Manipulating the future

Manipulating the future

A new robotic manipulation course provides a broad survey of state-of-the-art robotics, equipping students to identify and solve the field’s biggest problems.

As robots evolve, society’s collective imagination forever ponders what else robots can do, with recent fascinations coming to life as self-driving cars or robots that can walk and interact with objects as humans do.

These sophisticated systems are powered by advances in deep learning that triggered breakthroughs in robotic perception, so that robots today have greater potential for better decision-making and improved functioning in real-world environments. But tomorrow’s roboticists need to understand how to combine deep learning with dynamics, controls, and long-term planning. To keep this momentum in robotic manipulation going forward, engineers today must learn to hover above the whole field, connecting an increasingly diverse set of ideas with an interdisciplinary focus needed to design increasingly complex robotic systems.
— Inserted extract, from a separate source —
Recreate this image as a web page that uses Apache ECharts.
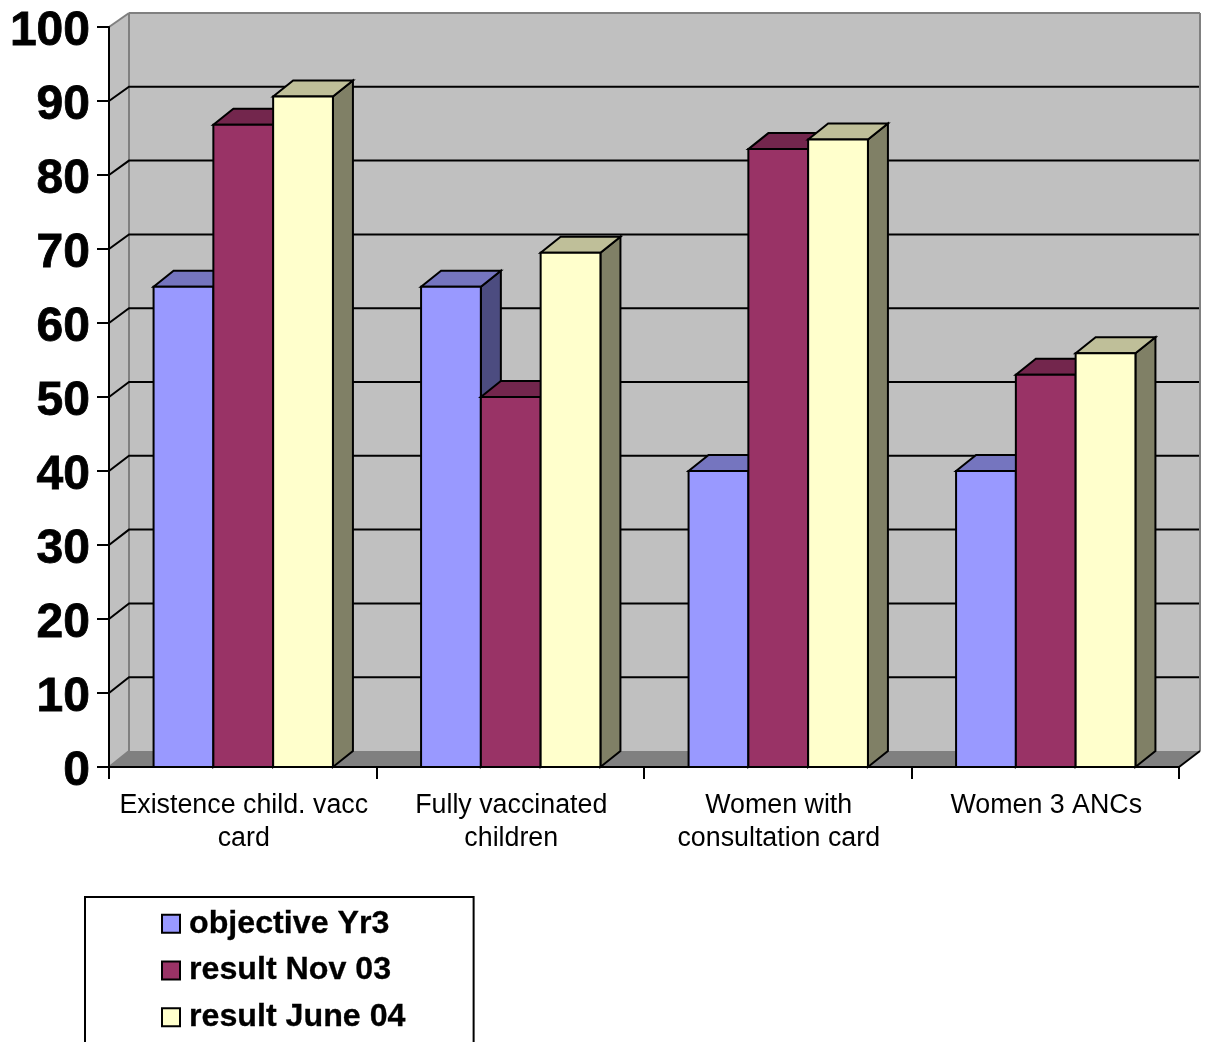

Last fall, MIT’s Department of Electrical Engineering and Computer Science launched a new course, 6.800 (Robotic Manipulation) to help engineering students broadly survey the latest advancements in robotics while troubleshooting real industry problems. It’s a unique course that can provide an inroad into robotics for students with no robotics experience at all, designed by Russ Tedrake, the Toyota Professor of Electrical Engineering and Computer Science, Aeronautics and Astronautics, and Mechanical Engineering at MIT. Tedrake developed the course after robotic manipulation became the new focus of his own research at the Toyota Research Institute and MIT’s Robot Locomotion Group, and it became apparent to him that developing a pedagogical framework would be important because the field is so diverse and changing so rapidly.